Previous posts in this discussion:
Post"First Bomb and Then Look for the Enemy"--the Allied Way (Eugenio Battaglia, Italy, 06/12/23 4:23 am)
Our esteemed editor commented in response to Patrick Mears:
"The world owes a debt to those military leaders who put patrimony above military expediency, although there is also a moral dilemma--the possibility that sparing a work of art may come at the price of sacrificing additional lives."
The comment is wise and true. However, we may also say that the Allies were following the policy: "First bomb then ask if the enemy was present."
Let's see some examples:
The Aleutian island of Kiska was occupied by the Japanese on 6 June 1942 and on 15 June August, the US forces landed but prior to the landing, the island was bombed for about 20 days despite the fact that the Japanese had left the island on 28 July. Notwithstanding the absence of the enemy, the Allies lost 313 men due to friendly fire, mines, and accidents.
The battle of Montecassino lasted from January to May 1944. In mid-January the Allies reached the foot of the 543-meter mountain, upon which stood the ancient abbey. In the abbey there were no Germans, only monks and civilians. This fact was well known, as the German High Command had informed everyone in December 1943 that the abbey and the immediate surrounding was a neutral zone.
On 15 February the Allies, facing a standoff both there and at Anzio, bombed the abbey which was completely destroyed, but thanks to the German commander all the artworks and books had already been transferred to the Vatican.
The bombing was self-defeating, as the rubble became a good defensive line for the Germans (and some Italians) who held the position until 18 May when the Polish soldiers conquered the mount. The Allied forces also included a regiment of Italian collaborators.
Moreover, there was a high percentage of Allies killed by chaotic friendly fire.
At San Sepolcro, Capt. Anthony Clarke refused to fire on the small town from which the Germans had already retreated. He was wise but the High Command was a bunch of fools.

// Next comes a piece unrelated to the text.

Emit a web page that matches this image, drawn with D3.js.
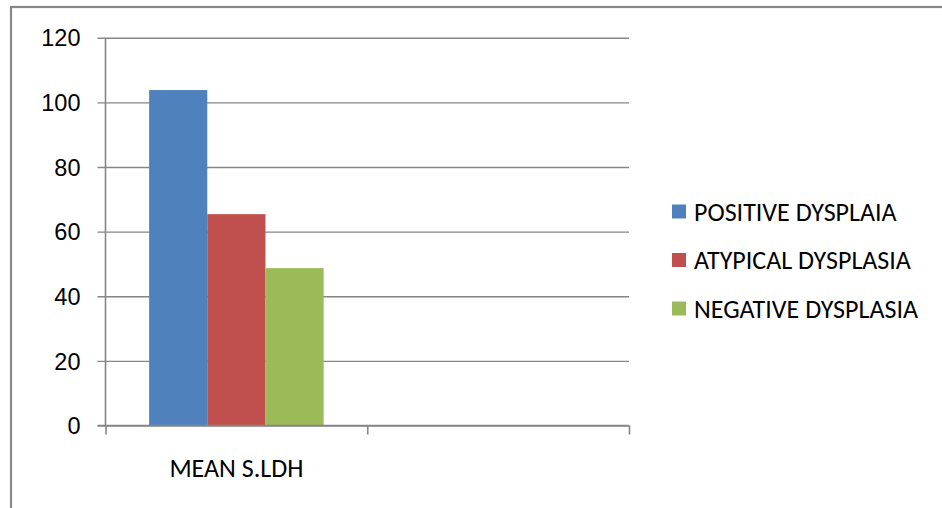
<!DOCTYPE html>
<html>
<head>
<meta charset="utf-8">
<script src="https://cdn.jsdelivr.net/npm/d3@7"></script>
<style>
  body { margin: 0; background: #fff; }
  svg { display: block; font-family: Carlito, Calibri, Lato, "Open Sans", sans-serif; }
</style>
</head>
<body>
<svg></svg>
<script>
const width = 942;
const height = 508;

// DATA
const categories = ['MEAN S.LDH', ''];
const seriesNames = ['POSITIVE DYSPLAIA', 'ATYPICAL DYSPLASIA', 'NEGATIVE DYSPLASIA'];
const seriesColors = ['#4f81bd', '#c0504d', '#9bbb59'];
const seriesValues = [
  [103.8, null],
  [65.4, null],
  [48.7, null]
];
const yTicks = [0, 20, 40, 60, 80, 100, 120];

const plot = { left: 105.5, right: 629, top: 37.7, bottom: 425.5 };
const gridColor = '#868686';

const svg = d3.select('svg')
    .attr('width', width)
    .attr('height', height);

// outer chart border (runs off the right and bottom of the picture)
svg.append('rect')
    .attr('x', 11)
    .attr('y', 7)
    .attr('width', width + 20)
    .attr('height', height + 20)
    .attr('fill', 'none')
    .attr('stroke', '#888')
    .attr('stroke-width', 2.2);

// SCALES
const xScale = d3.scaleBand()
    .domain(d3.range(categories.length))
    .range([plot.left, plot.right]);
const xInner = d3.scaleBand()
    .domain(d3.range(seriesNames.length))
    .range([0, xScale.bandwidth()])
    .paddingOuter(0.75)
    .paddingInner(0);
const yScale = d3.scaleLinear()
    .domain([0, 120])
    .range([plot.bottom, plot.top]);

// GRID + Y AXIS
const yAxis = d3.axisLeft(yScale)
    .tickValues(yTicks)
    .tickSize(-(plot.right - plot.left))
    .tickSizeOuter(0)
    .tickPadding(25);

const yg = svg.append('g')
    .attr('transform', `translate(${plot.left}, 0)`)
    .call(yAxis);
yg.select('.domain').remove();
yg.selectAll('.tick line')
    .attr('x1', -8)
    .attr('stroke', gridColor)
    .attr('stroke-width', 1.4);
yg.selectAll('.tick text')
    .attr('fill', '#000')
    .style('font-size', '23.5px')
    .attr('dy', '0.35em');

svg.append('line')
    .attr('x1', plot.left).attr('x2', plot.left)
    .attr('y1', plot.top).attr('y2', plot.bottom)
    .attr('stroke', gridColor)
    .attr('stroke-width', 1.6);

// BARS
const groups = svg.selectAll('g.series')
    .data(seriesValues)
    .enter()
    .append('g')
        .attr('class', 'series')
        .attr('fill', (d, i) => seriesColors[i]);

groups.selectAll('rect')
    .data((d, i) => d.map((v, c) => ({ v, c, s: i })).filter(d => d.v !== null))
    .enter()
    .append('rect')
        .attr('x', d => xScale(d.c) + xInner(d.s))
        .attr('width', xInner.bandwidth())
        .attr('y', d => yScale(d.v))
        .attr('height', d => yScale(0) - yScale(d.v));

// X AXIS
const xAxis = d3.axisBottom(d3.scaleLinear().domain([0, categories.length]).range([plot.left, plot.right]))
    .tickValues(d3.range(categories.length + 1))
    .tickSize(9)
    .tickSizeOuter(0)
    .tickFormat('');

const xg = svg.append('g')
    .attr('transform', `translate(0, ${plot.bottom})`)
    .call(xAxis);
xg.select('.domain')
    .attr('d', `M${plot.left - 8},0H${plot.right}`)
    .attr('stroke', gridColor)
    .attr('stroke-width', 1.6);
xg.selectAll('.tick line')
    .attr('stroke', gridColor)
    .attr('stroke-width', 1.6);

svg.selectAll('text.cat')
    .data(categories)
    .enter()
    .append('text')
        .attr('class', 'cat')
        .attr('x', (d, i) => xScale(i) + xScale.bandwidth() / 2)
        .attr('y', 477)
        .attr('text-anchor', 'middle')
        .style('font-size', '26px')
        .text(d => d);

// LEGEND
const legend = svg.selectAll('g.legend')
    .data(seriesNames)
    .enter()
    .append('g')
        .attr('class', 'legend')
        .attr('transform', (d, i) => `translate(672, ${211.5 + i * 48.5})`);

legend.append('rect')
    .attr('x', 0)
    .attr('y', -7)
    .attr('width', 14)
    .attr('height', 14)
    .attr('fill', (d, i) => seriesColors[i]);

legend.append('text')
    .attr('x', 22)
    .attr('dy', '0.35em')
    .style('font-size', '26px')
    .text(d => d);
</script>
</body>
</html>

Warsaw was obliterated because twice it started an insurrection. The first was on 19 April 1943 with the ZOB (Jewish Organization of Combat) and the ZZW (Military Jewish Association) resisting for almost one month. The second insurrection was organized by Armia Krajowa on 1 August 1944 and lasted 63 days: The Germans were so impressed by the valor of the Poles that they considered them regular soldiers to whom they offered to chance to fight against the Soviets. Some accepted but others were taken prisoner, including the commander Tadeusz Komorowski, the famous Commander Bor then in exile in London, author of a great book History of Secret Army. Funny, the battle was carried out by Polish commanders all around, as the German Commander was von dem Bach-Zelewski, the commander of the Russian SS was Kaminski, and the Soviet spectator on the other side of the river was Rokossowski.
The fascist NSZ (Narodowe Siby Zbrojne--Armed National Forces) at that time had stopped its fight against the Germans concentrating against the Soviets, absorbing some of the AK, and continuing until 1951.
A final note: the 300 young RSI fascist snipers in Florence were all killed either in the fight or after being taken prisoner when they ran out of ammunition, which may be considered a war crime.
In the Vietnam war, US Marine Gunnery Sergeant Carlos Hathcock achieved 93 confirmed kills and was decorated with the Silver Star, Purple Heart, and other decorations.
JE comments: Snipers have always been uniquely despised by their captors, and the standard treatment was execution when they were caught with no ammunition left. Note to snipers: keep a few rounds in reserve in case you're taken prisoner.
Let's return to Montecassino: we have a direct disagreement between Eugenio Battaglia and David Duggan. So were there Germans at the abbey, or not? And how would the Allies have known either way?
The big news today from Italy: Berlusconi is dead at the age of 86. He was Italy's Trump before Trump dreamed of entering politics. Eugenio and other Italy-watchers, your thoughts?